Supreme Court decisions about religious freedom and when life begins get attention even when raised by something as commonplace as health insurance. But for most employers that offer health insurance, the Supreme Court’s Hobby Lobby decision changes nothing – they already comply with the ACA’s contraception mandate and
have no religious objections to doing so. (See our Alert for details of the Supreme Court’s decision that for-profit closely held corporations cannot be required to cover certain contraceptives under their health plans if doing so conflicts with sincerely held religious beliefs of the corporations’ owners.)
Some employers have been anxiously awaiting this decision and want to take immediate action to drop some or all contraceptive coverage from their health plans. Before doing so, however, employers may want to allow at least a few days for the dust to settle.

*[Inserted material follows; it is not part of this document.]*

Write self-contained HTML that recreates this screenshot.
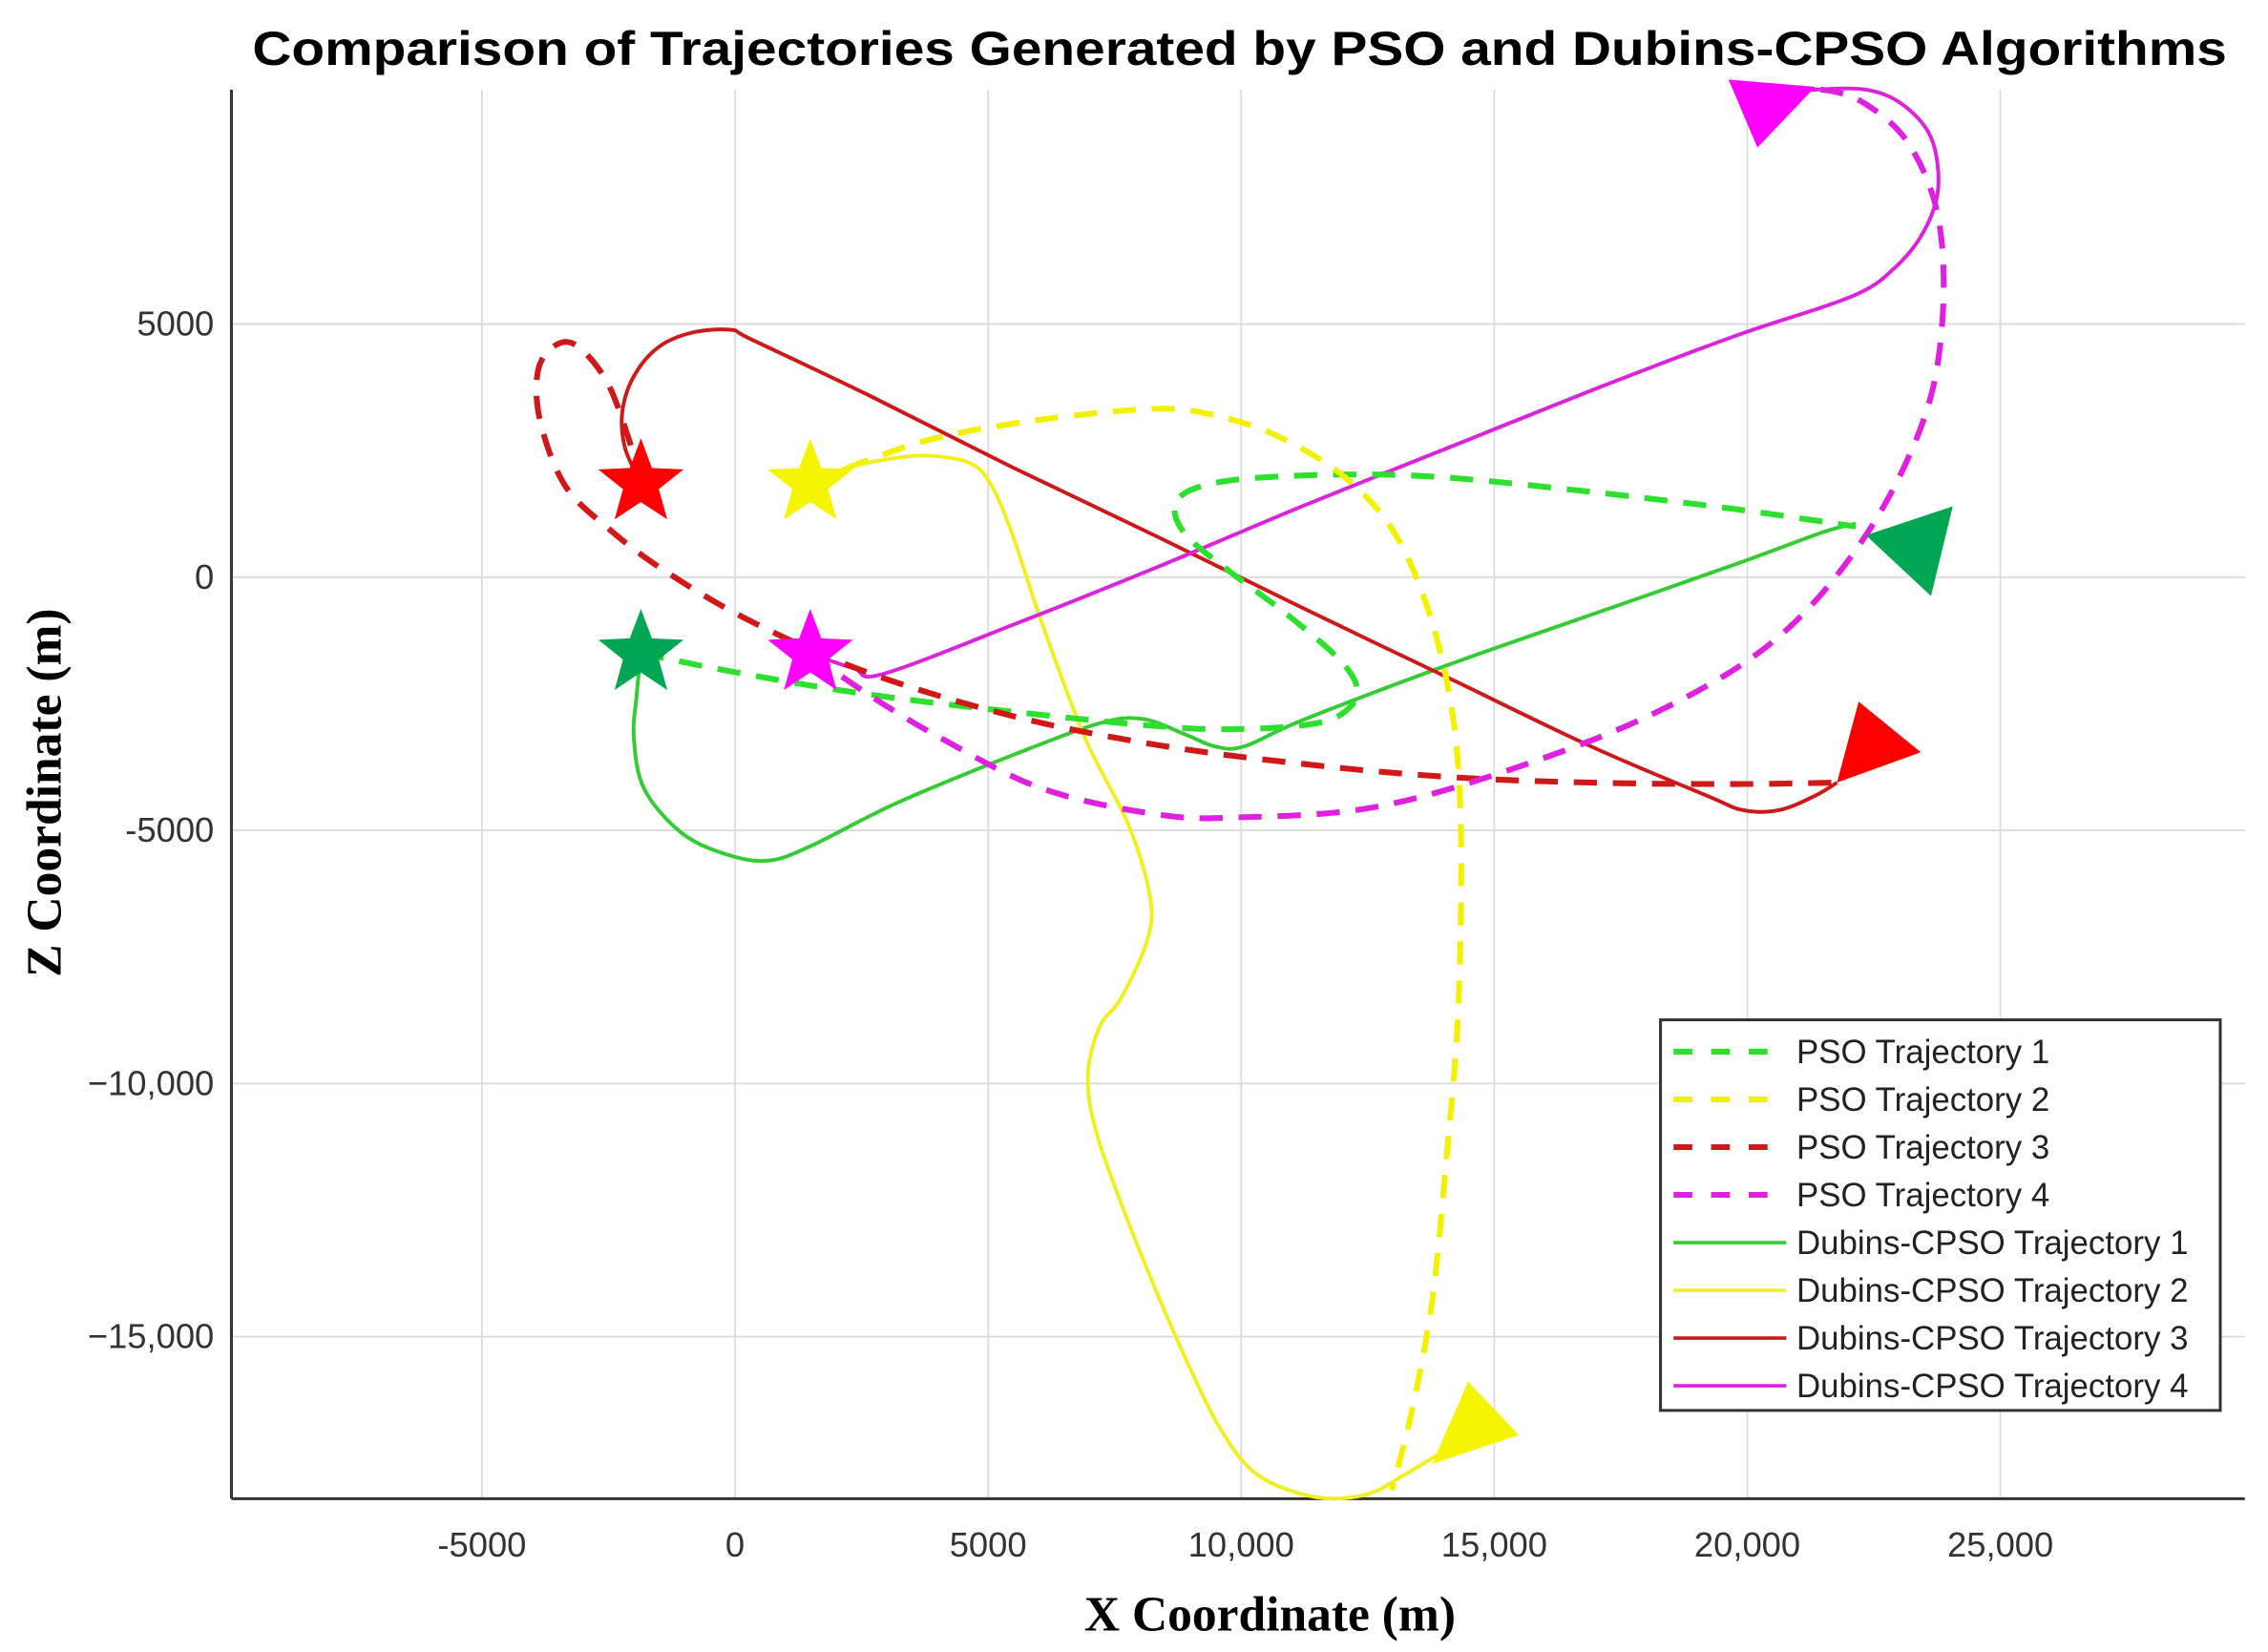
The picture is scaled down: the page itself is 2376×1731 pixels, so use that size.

- The decision relates only to closely held companies – publicly traded companies and others that are not, essentially, family-owned businesses will not be able to avoid the mandate due to this ruling. The Supreme Court did not draw a clear line showing which companies are protected under this ruling.
- Business owners who do not have a sincerely held religious conviction against contraception – or at least some forms of contraception – are not affected by this ruling. Establishing the existence of such a religious conviction may be difficult in some cases.
- We expect that HHS will extend the opt-out procedure that applies to nonprofit religious organizations to closely held for-profit companies whose owners hold sincere religious beliefs that are in conflict with the mandate. We hope that HHS will let us know promptly whether this is the direction it intends to take.